When to Use Hybrid Approaches:
Custom Requirements: Hybrid approaches are suitable for projects with unique or specific data modelling requirements that cannot be fully addressed by any single technique.
Optimising Performance: By combining the strengths of different data modelling techniques, hybrid approaches can optimise performance for specific use cases or query patterns.

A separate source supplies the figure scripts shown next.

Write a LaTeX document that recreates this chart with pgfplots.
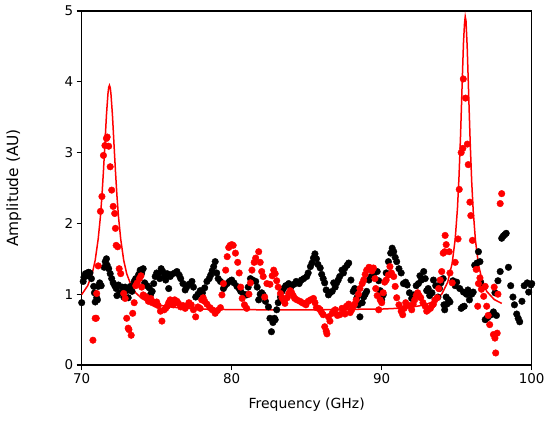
\documentclass[border=0pt]{standalone}
\usepackage{fontspec}
\setmainfont{DejaVu Sans}
\usepackage{pgfplots}
\pgfplotsset{compat=1.18}
\begin{document}
\begin{tikzpicture}
\begin{axis}[
  scale only axis,
  width=450bp, height=354bp,
  xmin=70, xmax=100, ymin=0, ymax=5,
  xtick={70,80,90,100}, ytick={0,1,2,3,4,5},
  tick pos=left, tick align=outside,
  major tick length=5bp,
  every tick/.style={black, line width=1.3bp},
  axis line style={black, line width=1.5bp},
  /pgf/number format/assume math mode=true,
  ticklabel style={font=\fontsize{13.5}{13.5}\selectfont},
  xlabel={Frequency (GHz)},
  ylabel={Amplitude (AU)},
  xlabel style={font=\fontsize{14}{14}\selectfont, at={(axis description cs:0.5,-0.113)}, anchor=center},
  ylabel style={font=\fontsize{15.5}{15.5}\selectfont, at={(axis description cs:-0.151,0.5)}, anchor=center, rotate=0},
  clip=false,
]
\coordinate (bl) at (rel axis cs:0,0);
% black dots
\addplot[only marks, mark=*, mark size=3.3bp, black, mark options={draw=black, fill=black}] coordinates {
(70.0,0.88)(70.1,1.18)(70.15,1.24)(70.25,1.29)(70.35,1.26)(70.45,1.31)(70.55,1.30)(70.65,1.22)(70.8,1.11)(70.85,1.02)(70.9,0.89)(71.0,0.95)(71.05,0.92)(71.1,1.11)(71.2,1.16)(71.3,1.12)(71.5,1.38)(71.57,1.46)(71.65,1.50)(71.7,1.41)(71.8,1.36)(71.9,1.29)(72.0,1.22)(72.1,1.16)(72.2,1.12)(72.3,1.08)(72.35,0.98)(72.45,1.13)(72.55,1.02)(72.7,1.10)(72.8,0.96)(72.9,1.10)(73.0,1.05)(73.1,0.95)(73.25,1.11)(73.35,1.04)(73.5,1.18)(73.6,1.22)(73.7,1.20)(73.8,1.28)(73.9,1.34)(74.0,1.30)(74.1,1.36)(74.2,1.16)(74.35,1.12)(74.5,1.09)(74.6,1.00)(74.7,1.04)(74.8,1.15)(74.9,1.25)(75.0,1.30)(75.1,1.29)(75.2,1.22)(75.3,1.36)(75.4,1.32)(75.5,1.25)(75.6,1.20)(75.7,1.29)(75.8,1.08)(75.9,1.25)(76.0,1.28)
(76.2,1.30)(76.35,1.32)(76.5,1.27)(76.6,1.22)(76.75,1.15)(76.9,1.06)(77.0,1.10)(77.15,1.14)(77.35,1.18)(77.45,1.10)(77.6,0.96)(77.75,1.00)(77.9,1.05)(78.05,1.02)(78.2,1.09)(78.35,1.18)(78.5,1.22)(78.6,1.27)(78.7,1.33)(78.8,1.39)(78.9,1.46)(79.0,1.30)(79.1,1.22)(79.25,1.18)(79.45,1.08)(79.55,1.12)(79.7,1.15)(79.85,1.18)(80.0,1.20)(80.15,1.16)(80.35,1.11)(80.5,1.08)(80.6,1.04)(80.8,1.00)(81.0,0.99)(81.1,1.10)(81.25,1.22)(81.4,1.20)(81.6,1.18)(81.7,1.10)(81.8,0.92)(81.9,1.00)(82.0,1.02)
(82.1,0.99)(82.25,0.90)(82.45,0.82)(82.55,0.66)(82.65,0.47)(82.75,0.60)(82.85,0.66)(82.9,0.64)(83.0,0.78)(83.1,0.88)(83.25,0.96)(83.35,1.04)(83.45,1.08)(83.6,1.12)(83.8,1.15)(83.95,1.10)(84.15,1.14)(84.3,1.18)(84.5,1.15)(84.65,1.20)(84.8,1.22)(85.0,1.25)(85.1,1.30)(85.25,1.39)(85.35,1.44)(85.45,1.51)(85.55,1.57)(85.65,1.50)(85.75,1.42)(85.9,1.37)(86.0,1.28)(86.1,1.22)(86.2,1.16)(86.3,1.06)(86.45,0.99)(86.55,1.02)(86.7,1.04)(86.8,1.16)(86.9,1.10)(87.0,1.16)(87.1,1.20)(87.2,1.25)(87.35,1.34)(87.45,1.30)(87.55,1.37)(87.7,1.41)(87.8,1.44)(87.95,1.20)(88.1,1.04)
(88.2,1.08)(88.35,0.95)(88.45,0.85)(88.55,0.68)(88.7,0.88)(88.8,0.96)(88.9,1.00)(89.0,1.04)(89.15,1.20)(89.3,1.25)(89.5,1.30)(89.7,1.32)(89.8,1.19)(89.9,1.05)(90.0,0.92)(90.1,0.99)(90.3,1.30)(90.45,1.46)(90.6,1.58)(90.7,1.65)(90.8,1.60)(90.9,1.52)(91.0,1.46)(91.15,1.36)(91.3,1.30)(91.45,1.15)(91.6,1.17)(91.7,1.13)(91.85,1.02)(92.0,0.94)(92.15,0.99)(92.3,1.12)(92.45,1.15)(92.55,1.26)(92.65,1.20)(92.8,1.32)(92.9,1.22)(93.0,1.05)(93.1,1.08)(93.2,0.98)(93.35,1.02)(93.45,1.20)(93.6,1.12)(93.75,0.96)(93.85,1.08)(93.95,1.16)(94.15,0.85)(94.2,0.78)(94.35,0.86)
(94.1,1.22)(94.3,0.96)(94.45,0.92)(94.55,0.89)(94.75,1.19)(94.9,1.12)(95.0,1.17)(95.2,1.08)(95.3,0.80)(95.4,0.82)(95.45,1.03)(95.5,0.83)(95.65,1.00)(95.75,1.06)(95.85,0.92)(96.0,1.00)(96.1,1.03)(96.2,1.41)(96.35,1.44)(96.45,1.60)(96.55,1.46)(96.6,1.17)(96.75,1.10)(96.9,0.64)(97.0,0.66)(97.1,0.68)(97.3,0.71)(97.45,0.75)(97.55,1.02)(97.65,0.70)(97.75,1.19)(97.9,1.32)(98.0,1.79)(98.1,1.82)(98.2,1.84)(98.3,1.86)(98.45,1.38)(98.6,1.12)(98.75,0.96)(98.85,0.85)(99.0,0.72)(99.1,0.66)(99.2,0.61)(99.35,0.90)(99.5,1.12)(99.7,1.16)(99.8,1.03)(99.95,1.13)(100.0,1.15)
};
% red dots
\addplot[only marks, mark=*, mark size=3.3bp, red, mark options={draw=red, fill=red}] coordinates {
(70.75,0.35)(70.9,0.66)(70.97,0.66)(71.0,1.01)(71.1,1.40)(71.25,2.17)(71.35,2.38)(71.45,2.96)(71.55,3.10)(71.65,3.20)(71.7,3.22)(71.8,3.09)(71.9,2.80)(72.0,2.47)(72.1,2.24)(72.2,2.14)(72.25,1.93)(72.3,1.69)(72.4,1.67)(72.5,1.36)(72.6,1.29)(72.8,1.01)(72.9,0.94)(73.0,0.66)(73.1,0.52)(73.15,0.50)(73.3,0.42)(73.4,0.73)(73.5,0.88)(73.6,1.12)(73.7,1.16)(73.85,1.22)(73.95,1.26)(74.0,1.10)(74.1,0.99)(74.2,0.97)(74.3,0.96)(74.45,0.90)(74.6,0.94)(74.7,0.88)(74.8,0.89)(74.9,0.86)(75.0,0.89)(75.1,0.84)(75.25,0.76)(75.35,0.62)(75.5,0.78)(75.6,0.80)(75.7,0.83)(75.8,0.88)(75.9,0.92)(76.0,0.87)(76.1,0.85)
(76.2,0.92)(76.35,0.90)(76.45,0.87)(76.6,0.82)(76.75,0.84)(76.9,0.80)(77.0,0.83)(77.15,0.88)(77.3,0.85)(77.45,0.78)(77.6,0.68)(77.75,0.82)(77.9,0.80)(78.0,0.92)(78.1,0.95)(78.2,0.90)(78.35,0.86)(78.55,0.81)(78.7,0.78)(78.9,0.73)(79.05,0.77)(79.25,0.81)(79.35,0.99)(79.45,1.15)(79.6,1.34)(79.7,1.53)(79.8,1.66)(79.9,1.69)(80.0,1.70)(80.1,1.69)(80.25,1.58)(80.4,1.45)(80.5,1.30)(80.6,1.10)(80.7,0.94)(80.85,0.85)(81.0,0.80)(81.15,1.00)(81.25,1.16)(81.35,1.34)(81.5,1.45)(81.6,1.51)(81.8,1.60)(81.9,1.45)(82.0,1.32)(82.2,0.96)
(82.1,1.25)(82.35,1.15)(82.55,1.14)(82.7,1.26)(82.8,1.34)(82.9,1.29)(83.0,1.19)(83.1,1.10)(83.25,1.01)(83.35,0.95)(83.45,0.92)(83.55,0.87)(83.7,0.95)(83.8,1.01)(83.9,1.05)(84.0,1.02)(84.1,0.98)(84.2,0.94)(84.35,0.92)(84.55,0.90)(84.7,0.88)(84.8,0.87)(84.95,0.85)(85.1,0.90)(85.25,0.92)(85.45,0.94)(85.55,0.88)(85.65,0.81)(85.8,0.80)(85.9,0.78)(86.0,0.74)(86.1,0.71)(86.2,0.54)(86.3,0.48)(86.35,0.44)(86.45,0.68)(86.55,0.62)(86.7,0.73)(86.8,0.76)(86.9,0.78)(87.05,0.70)(87.2,0.71)(87.35,0.80)(87.45,0.76)(87.55,0.72)(87.65,0.83)(87.8,0.86)(87.9,0.74)(88.0,0.78)(88.2,0.86)
(88.1,0.83)(88.3,0.92)(88.45,1.00)(88.55,1.08)(88.7,1.15)(88.8,1.20)(88.9,1.28)(89.0,1.34)(89.15,1.38)(89.25,1.37)(89.35,1.33)(89.45,1.37)(89.55,1.22)(89.6,1.08)(89.7,0.98)(89.8,0.78)(89.9,0.92)(90.0,0.88)(90.1,1.02)(90.2,1.17)(90.3,1.20)(90.45,1.27)(90.55,1.39)(90.65,1.30)(90.8,1.25)(90.9,1.11)(91.0,0.95)(91.15,0.85)(91.3,0.76)(91.4,0.71)(91.5,0.80)(91.6,0.88)(91.8,0.84)(92.0,0.78)(92.1,0.86)(92.2,0.92)(92.3,0.98)(92.4,1.02)(92.5,0.98)(92.6,0.95)(92.75,0.88)(92.9,0.83)(93.0,0.76)(93.1,0.78)(93.25,0.80)(93.35,0.84)(93.45,0.86)(93.55,0.92)(93.7,0.95)(93.8,1.08)(93.9,1.20)(94.0,1.32)(94.1,1.58)(94.2,1.60)(94.23,1.83)(94.3,1.70)
(94.5,1.60)(94.55,1.30)(94.7,1.16)(94.9,1.45)(95.09,1.78)(95.17,2.48)(95.3,3.00)(95.41,3.06)(95.44,4.04)(95.59,3.77)(95.71,3.12)(95.77,2.83)(95.88,2.30)(95.94,2.11)(96.05,1.76)(96.3,1.35)(96.4,0.83)(96.45,1.15)(96.55,1.23)(96.65,1.07)(96.8,0.97)(96.9,1.11)(97.0,0.83)(97.1,0.70)(97.2,0.57)(97.45,0.43)(97.5,1.10)(97.55,0.38)(97.6,0.17)(97.7,0.45)(97.75,1.00)(97.9,2.28)(98.0,2.42)
};
% red fitted line
\addplot[red, line width=1.5bp, mark=none] coordinates {
(70.0,0.995)(70.4,1.12)(70.7,1.29)(70.9,1.48)(71.1,1.78)(71.25,2.10)(71.35,2.39)(71.45,2.74)(71.55,3.13)(71.65,3.53)(71.75,3.83)(71.8,3.92)(71.85,3.95)(71.9,3.92)(71.95,3.83)(72.05,3.53)(72.15,3.13)(72.25,2.74)(72.35,2.39)(72.45,2.10)(72.6,1.78)(72.8,1.48)(73.0,1.29)(73.3,1.12)(73.6,1.02)(74.0,0.94)(74.5,0.884)(75.0,0.851)(76,0.817)(77,0.80)(78,0.79)(80,0.782)(82,0.78)(84,0.78)(86,0.78)(88,0.785)(89,0.79)(90,0.79)(91,0.80)(92,0.82)(92.5,0.835)(93.0,0.86)(93.5,0.90)(94.0,1.00)(94.4,1.17)(94.7,1.44)(94.9,1.78)(95.05,2.21)(95.15,2.64)(95.25,3.20)(95.35,3.88)(95.45,4.54)(95.52,4.82)(95.57,4.92)(95.62,4.86)(95.7,4.49)(95.8,3.81)(95.9,3.14)(96.0,2.59)(96.1,2.18)(96.25,1.76)(96.45,1.42)(96.7,1.19)(97.0,1.04)(97.5,0.925)(98.0,0.87)
};
\end{axis}
\pgfresetboundingbox
\path (bl) ++(-81.7bp,-56bp) rectangle ++(550bp,421bp);
\end{tikzpicture}
\end{document}
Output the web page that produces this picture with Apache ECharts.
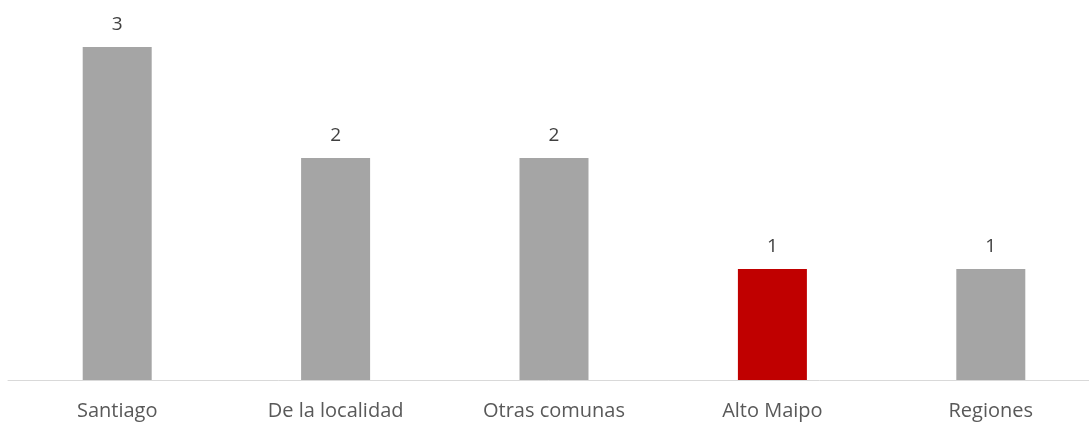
<!DOCTYPE html>
<html>
<head>
<meta charset="utf-8">
<script src="https://cdn.jsdelivr.net/npm/echarts@6/dist/echarts.min.js"></script>
<style>
  html, body { margin: 0; padding: 0; background: #fff; }
  #chart { width: 1089px; height: 423px; }
</style>
</head>
<body>
<div id="chart"></div>
<script>
// categorias y valores
const categories = ['Santiago', 'De la localidad', 'Otras comunas', 'Alto Maipo', 'Regiones'];
const values = [3, 2, 2, 1, 1];
const barColors = ['#a5a5a5', '#a5a5a5', '#a5a5a5', '#c00000', '#a5a5a5'];

const chart = echarts.init(document.getElementById('chart'));

const option = {
    animation: false,
    grid: {
        left: 8,
        width: 1092,
        top: 47,
        bottom: 43,
        outerBoundsMode: 'none'
    },
    xAxis: {
        type: 'category',
        data: categories,
        axisLine: { lineStyle: { color: '#d9d9d9', width: 1 } },
        axisTick: { show: false },
        axisLabel: {
            color: '#595959',
            fontSize: 20,
            fontFamily: 'Open Sans',
            margin: 21
        }
    },
    yAxis: {
        type: 'value',
        min: 0,
        max: 3,
        show: false,
        splitLine: { show: false }
    },
    series: [{
        type: 'bar',
        barWidth: 69,
        data: values.map((v, i) => ({ value: v, itemStyle: { color: barColors[i] } })),
        label: {
            show: true,
            position: 'top',
            distance: 13,
            color: '#404040',
            fontSize: 19,
            fontFamily: 'Open Sans'
        }
    }]
};

chart.setOption(option);
</script>
</body>
</html>
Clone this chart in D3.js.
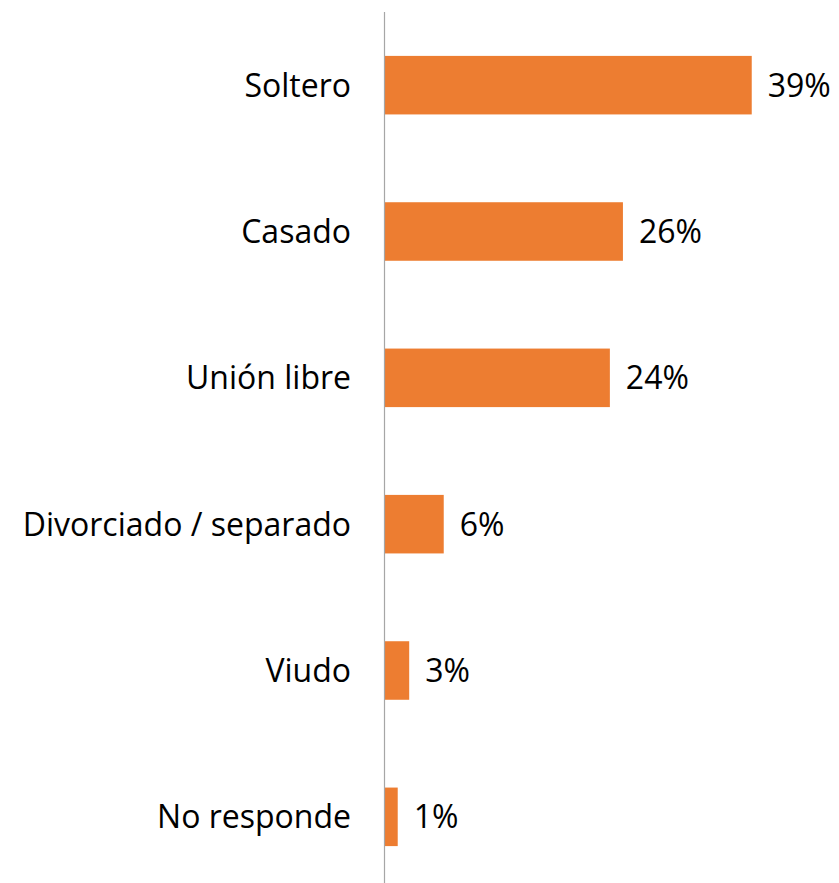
<!DOCTYPE html>
<html>
<head>
<meta charset="utf-8">
<script src="https://cdn.jsdelivr.net/npm/d3@7"></script>
<style>
  body { margin: 0; background: #fff; }
  svg text { font-family: "Open Sans", "Noto Sans", sans-serif; fill: #000; }
</style>
</head>
<body>
<div id="chart"></div>
<script>
// estado civil
const categories = ["Soltero", "Casado", "Unión libre", "Divorciado / separado", "Viudo", "No responde"];
const values = [39.4, 25.6, 24.2, 6.4, 2.7, 1.47]; // percent
const valueLabels = values.map(v => Math.round(v) + "%");

const width = 839, height = 883;
const axisX = 384;
const fontSize = "32px";

const svg = d3.select("#chart").append("svg")
    .attr("width", width).attr("height", height);

const x = d3.scaleLinear().domain([0, 45]).range([axisX, axisX + 420]);
const y = d3.scaleBand().domain(categories).range([12, 890])
    .paddingInner(0.6).paddingOuter(0.3);

// bars
svg.selectAll("rect.bar")
    .data(values)
    .join("rect")
    .classed("bar", true)
    .attr("x", x(0))
    .attr("y", (d, i) => y(categories[i]))
    .attr("width", d => x(d) - x(0))
    .attr("height", y.bandwidth())
    .attr("fill", "#ED7D31");

// value labels
svg.selectAll("text.val")
    .data(values)
    .join("text")
    .classed("val", true)
    .attr("x", d => x(d) + 16)
    .attr("y", (d, i) => y(categories[i]) + y.bandwidth() / 2)
    .attr("dy", "0.36em")
    .style("font-size", fontSize)
    .text((d, i) => valueLabels[i]);

// category axis
const axis = svg.append("g")
    .attr("transform", `translate(${axisX},0)`)
    .call(d3.axisLeft(y).tickSize(0).tickPadding(33));
axis.select(".domain").attr("stroke", "#a6a6a6").attr("stroke-width", 1.2)
    .attr("d", `M0.5,12V${height}`);
axis.selectAll(".tick text")
    .style("font-size", fontSize)
    .attr("font-family", null)
    .attr("dy", "0.36em");
</script>
</body>
</html>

A few more data modelling examples
There are also several other types of database, including document-oriented, key-value, and graph databases, each with its own data modelling considerations. Here's a brief overview of each:
Document-Oriented Databases
These store data as documents, typically in formats like JSON or BSON. Each document can have a different structure, and they are often grouped into collections. Data modelling in document-oriented databases involves designing the structure of these documents and deciding how to organise them within collections.
Key-Value Stores
These databases store data as key-value pairs, where each value is associated with a unique key. Data modelling in key-value stores involves determining the keys and values for each piece of data and how they are organised.
Graph Databases
These databases store data as nodes, edges, and properties, making them ideal for modelling relationships between data points. Data modelling in graph databases involves defining nodes and edges and how they are connected.
Conclusion
We should carefully evaluate the requirements, constraints, and objectives of our projects to select the most appropriate data modelling technique.
By understanding when to use each approach and matching them to the specific needs of the project, we can build robust, efficient, and scalable data models that drive actionable insights and business value.
Remember, there is no one-size-fits-all approach to data modelling, but with a bit of careful consideration and strategic planning, the right solution can be found for any project.